At its April meeting the Jersey City Municipal Council introduced and adopted several ordinances, approved ceremonial resolutions and passed a broad set of resolutions and appointments; several items drew split votes and abstentions on financial and appointment items.

The Jersey City Municipal Council advanced a large set of measures at its April session, including ordinance adoptions, ceremonial resolutions, appointments to independent boards, and claims approvals.

Key outcomes

- City resolution 26-199 (Senior of the Year, Ntiaz A. Syed) approved unanimously, 9-0. - Resolution 26-200 naming swamp milkweed (Asclepias incarnata) as the native plant of the year for 2026 approved unanimously, 9-0. - Second-reading ordinances were adopted unanimously: ordinance 26-019 (easement for pedestrian access), 26-020 (stair encroachment at 412 Liberty Ave), 26-021 (private improvements on 1st Street), and 26-022 (encroachment and ramp at 316 15th Street) (each adopted 9-0). - Claims and addendum number 1 (spending approval) was approved unanimously; council reported about $131.8 million in claims considered that night.

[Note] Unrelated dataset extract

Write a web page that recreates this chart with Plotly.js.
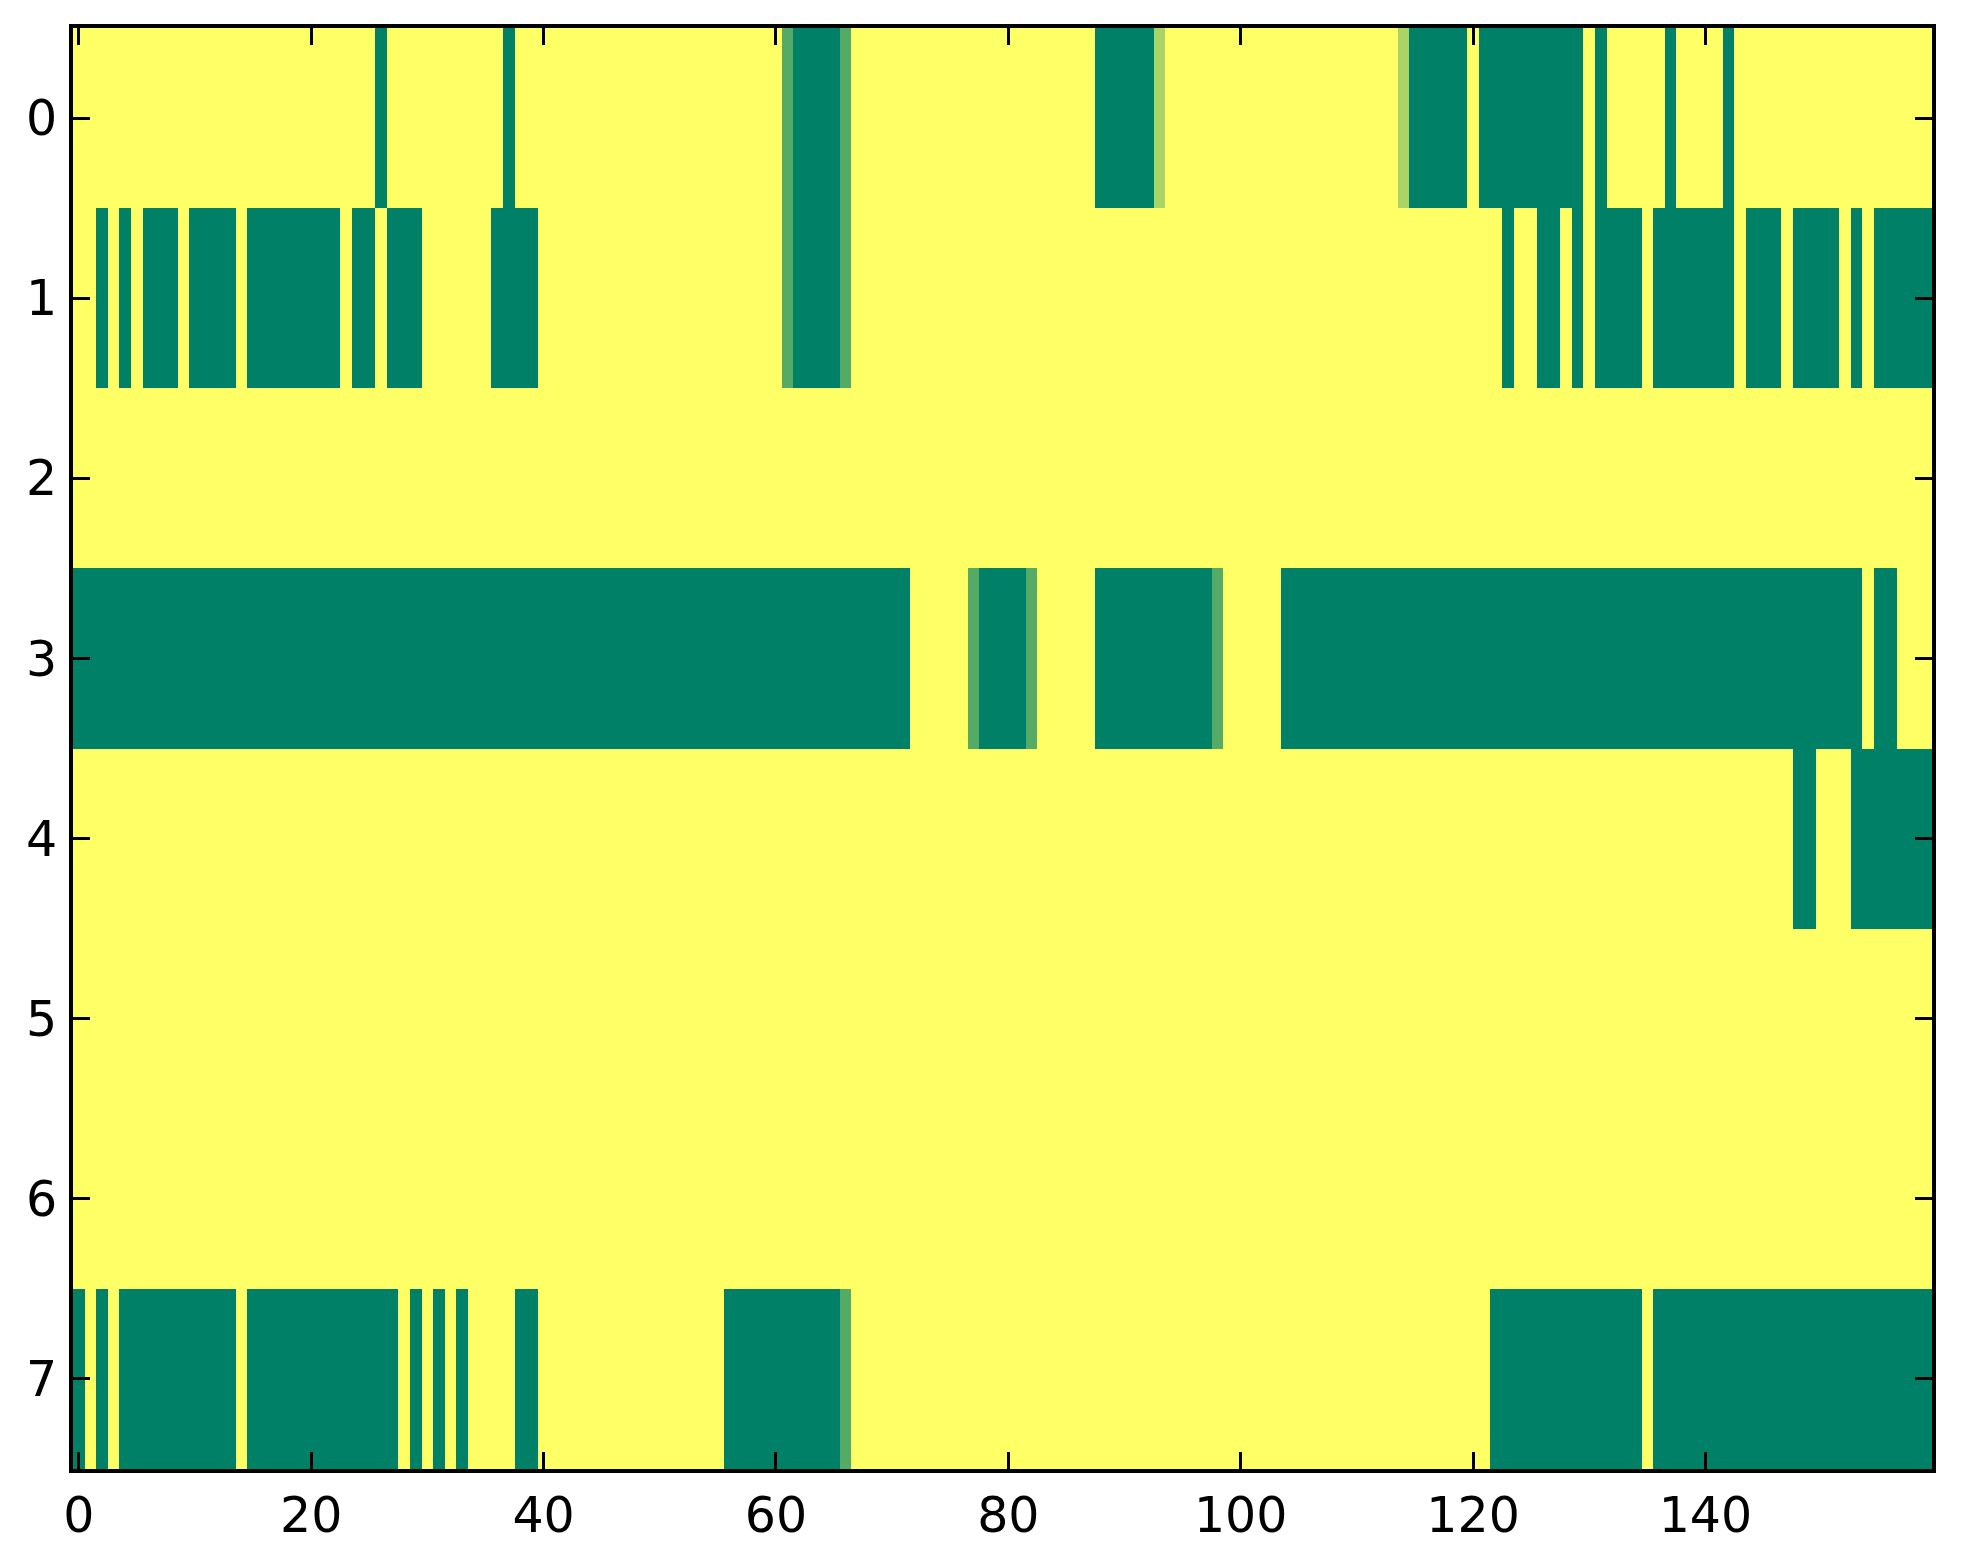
<!DOCTYPE html>
<html>
<head>
<meta charset="utf-8">
<script src="https://cdn.plot.ly/plotly-3.0.1.min.js"></script>
<style>
  html, body { margin: 0; padding: 0; background: #ffffff; }
  #chart { width: 1963px; height: 1564px; }
</style>
</head>
<body>
<div id="chart"></div>
<script>
// Column indices and row indices
var columns = [];
for (var c = 0; c < 160; c++) columns.push(c);
var rowLabels = [0, 1, 2, 3, 4, 5, 6, 7];

// Cell values (0 = green, 1 = yellow)
var row0 = [
  1,1,1,1,1,1,1,1,1,1,  1,1,1,1,1,1,1,1,1,1,  1,1,1,1,1,1,0,1,1,1,  1,1,1,1,1,1,1,0,1,1,
  1,1,1,1,1,1,1,1,1,1,  1,1,1,1,1,1,1,1,1,1,  1,0.333,0,0,0,0,0.333,1,1,1,  1,1,1,1,1,1,1,1,1,1,
  1,1,1,1,1,1,1,1,0,0,  0,0,0,0.667,1,1,1,1,1,1,  1,1,1,1,1,1,1,1,1,1,  1,1,1,1,0.667,0,0,0,0,0,
  1,0,0,0,0,0,0,0,0,0,  1,0,1,1,1,1,1,0,1,1,  1,1,0,1,1,1,1,1,1,1,  1,1,1,1,1,1,1,1,1,1
];
var row1 = [
  1,1,0,1,0,1,0,0,0,1,  0,0,0,0,1,0,0,0,0,0,  0,0,0,1,0,0,1,0,0,0,  1,1,1,1,1,1,0,0,0,0,
  1,1,1,1,1,1,1,1,1,1,  1,1,1,1,1,1,1,1,1,1,  1,0.333,0,0,0,0,0.333,1,1,1,  1,1,1,1,1,1,1,1,1,1,
  1,1,1,1,1,1,1,1,1,1,  1,1,1,1,1,1,1,1,1,1,  1,1,1,1,1,1,1,1,1,1,  1,1,1,1,1,1,1,1,1,1,
  1,1,1,0,1,1,0,0,1,0,  1,0,0,0,0,1,0,0,0,0,  0,0,0,1,0,0,0,1,0,0,  0,0,1,0,1,0,0,0,0,0
];
var row2 = [
  1,1,1,1,1,1,1,1,1,1,  1,1,1,1,1,1,1,1,1,1,  1,1,1,1,1,1,1,1,1,1,  1,1,1,1,1,1,1,1,1,1,
  1,1,1,1,1,1,1,1,1,1,  1,1,1,1,1,1,1,1,1,1,  1,1,1,1,1,1,1,1,1,1,  1,1,1,1,1,1,1,1,1,1,
  1,1,1,1,1,1,1,1,1,1,  1,1,1,1,1,1,1,1,1,1,  1,1,1,1,1,1,1,1,1,1,  1,1,1,1,1,1,1,1,1,1,
  1,1,1,1,1,1,1,1,1,1,  1,1,1,1,1,1,1,1,1,1,  1,1,1,1,1,1,1,1,1,1,  1,1,1,1,1,1,1,1,1,1
];
var row3 = [
  0,0,0,0,0,0,0,0,0,0,  0,0,0,0,0,0,0,0,0,0,  0,0,0,0,0,0,0,0,0,0,  0,0,0,0,0,0,0,0,0,0,
  0,0,0,0,0,0,0,0,0,0,  0,0,0,0,0,0,0,0,0,0,  0,0,0,0,0,0,0,0,0,0,  0,0,1,1,1,1,1,0.333,0,0,
  0,0,0.333,1,1,1,1,1,0,0,  0,0,0,0,0,0,0,0,0.333,1,  1,1,1,1,0,0,0,0,0,0,  0,0,0,0,0,0,0,0,0,0,
  0,0,0,0,0,0,0,0,0,0,  0,0,0,0,0,0,0,0,0,0,  0,0,0,0,0,0,0,0,0,0,  0,0,0,0,1,0,0,1,1,1
];
var row4 = [
  1,1,1,1,1,1,1,1,1,1,  1,1,1,1,1,1,1,1,1,1,  1,1,1,1,1,1,1,1,1,1,  1,1,1,1,1,1,1,1,1,1,
  1,1,1,1,1,1,1,1,1,1,  1,1,1,1,1,1,1,1,1,1,  1,1,1,1,1,1,1,1,1,1,  1,1,1,1,1,1,1,1,1,1,
  1,1,1,1,1,1,1,1,1,1,  1,1,1,1,1,1,1,1,1,1,  1,1,1,1,1,1,1,1,1,1,  1,1,1,1,1,1,1,1,1,1,
  1,1,1,1,1,1,1,1,1,1,  1,1,1,1,1,1,1,1,1,1,  1,1,1,1,1,1,1,1,0,0,  1,1,1,0,0,0,0,0,0,0
];
var row5 = [
  1,1,1,1,1,1,1,1,1,1,  1,1,1,1,1,1,1,1,1,1,  1,1,1,1,1,1,1,1,1,1,  1,1,1,1,1,1,1,1,1,1,
  1,1,1,1,1,1,1,1,1,1,  1,1,1,1,1,1,1,1,1,1,  1,1,1,1,1,1,1,1,1,1,  1,1,1,1,1,1,1,1,1,1,
  1,1,1,1,1,1,1,1,1,1,  1,1,1,1,1,1,1,1,1,1,  1,1,1,1,1,1,1,1,1,1,  1,1,1,1,1,1,1,1,1,1,
  1,1,1,1,1,1,1,1,1,1,  1,1,1,1,1,1,1,1,1,1,  1,1,1,1,1,1,1,1,1,1,  1,1,1,1,1,1,1,1,1,1
];
var row6 = [
  1,1,1,1,1,1,1,1,1,1,  1,1,1,1,1,1,1,1,1,1,  1,1,1,1,1,1,1,1,1,1,  1,1,1,1,1,1,1,1,1,1,
  1,1,1,1,1,1,1,1,1,1,  1,1,1,1,1,1,1,1,1,1,  1,1,1,1,1,1,1,1,1,1,  1,1,1,1,1,1,1,1,1,1,
  1,1,1,1,1,1,1,1,1,1,  1,1,1,1,1,1,1,1,1,1,  1,1,1,1,1,1,1,1,1,1,  1,1,1,1,1,1,1,1,1,1,
  1,1,1,1,1,1,1,1,1,1,  1,1,1,1,1,1,1,1,1,1,  1,1,1,1,1,1,1,1,1,1,  1,1,1,1,1,1,1,1,1,1
];
var row7 = [
  0,1,0,1,0,0,0,0,0,0,  0,0,0,0,1,0,0,0,0,0,  0,0,0,0,0,0,0,0,1,0,  1,0,1,0,1,1,1,1,0,0,
  1,1,1,1,1,1,1,1,1,1,  1,1,1,1,1,1,0,0,0,0,  0,0,0,0,0,0,0.333,1,1,1,  1,1,1,1,1,1,1,1,1,1,
  1,1,1,1,1,1,1,1,1,1,  1,1,1,1,1,1,1,1,1,1,  1,1,1,1,1,1,1,1,1,1,  1,1,1,1,1,1,1,1,1,1,
  1,1,0,0,0,0,0,0,0,0,  0,0,0,0,0,1,0,0,0,0,  0,0,0,0,0,0,0,0,0,0,  0,0,0,0,0,0,0,0,0,0
];

var xTickVals = [0, 20, 40, 60, 80, 100, 120, 140];
var xTickText = ['0', '20', '40', '60', '80', '100', '120', '140'];
var yTickVals = [0, 1, 2, 3, 4, 5, 6, 7];
var yTickText = ['0', '1', '2', '3', '4', '5', '6', '7'];

var z = [row0, row1, row2, row3, row4, row5, row6, row7];

var trace = {
  type: 'heatmap',
  x: columns,
  y: rowLabels,
  z: z,
  zmin: 0,
  zmax: 1,
  colorscale: [[0, 'rgb(0,128,102)'], [1, 'rgb(255,255,102)']],
  showscale: false,
  hoverinfo: 'x+y+z'
};

var axisCommon = {
  showline: true,
  linecolor: '#000000',
  linewidth: 4,
  mirror: 'allticks',
  ticks: 'inside',
  ticklen: 17,
  tickwidth: 3,
  tickcolor: '#000000',
  showgrid: false,
  zeroline: false,
  tickfont: { family: 'DejaVu Sans', size: 49, color: '#000000' }
};

var layout = {
  width: 1963,
  height: 1564,
  margin: { l: 73, r: 31, t: 28, b: 95, pad: 0 },
  paper_bgcolor: '#ffffff',
  plot_bgcolor: '#ffffff',
  showlegend: false,
  xaxis: Object.assign({}, axisCommon, {
    range: [-0.5, 159.5],
    tickmode: 'array',
    tickvals: xTickVals,
    ticktext: xTickText,
    ticklabelstandoff: 0
  }),
  yaxis: Object.assign({}, axisCommon, {
    range: [7.5, -0.5],
    tickmode: 'array',
    tickvals: yTickVals,
    ticktext: yTickText,
    ticklabelstandoff: 2
  })
};

Plotly.newPlot('chart', [trace], layout, { displayModeBar: false, staticPlot: true });
</script>
</body>
</html>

Split votes and procedural notes

A handful of resolutions and claims drew split ballots and abstentions, largely tied to documentation or perceived conflicts:

- Item 10.9 passed 5-3-1 (three members voted no; one abstained). Several members expressed concern about claims submitted for services outside contract periods and asked administration to tighten contract oversight. - Item 10.12 (appointment of John Allen to an authority) was approved but recorded as 5-2-2: two members voted no; two abstained. Members who abstained cited campaign contributions or sensitivity related to prior actions by organizations connected to the nominee, and corporate counsel advised abstention where conflicts may appear. - Multiple appointments to independent agencies (JCRA, MUA, Bayfront advisory boards, etc.) were approved with routine votes; administration staff confirmed that some independent boards may lawfully include nonresidents and that bylaws differ between autonomous agencies and boards like planning and zoning.

Other procedural items

- The administration withdrew item 10.45 (a study of Baldwin and Newark Ave) at council request to permit additional community outreach and county coordination. - Several council members asked staff to update resolutions to show nominees' actual cities of residence where the draft text used a template value.

What the votes mean

Most measures were routine approvals of contracts, franchise encroachments, and ceremonial recognitions. The narrow split votes largely reflect caution around contract timing, documentation and the appearance of conflicts during appointments. Council members repeatedly asked the administration for clearer financial linkages and public access to contract and expenditure details going forward.

Next steps: Many of the adopted ordinances take effect per the city's adoption schedule; appointments and claims will proceed as authorized. The withdrawn study (10.45) may return after community outreach.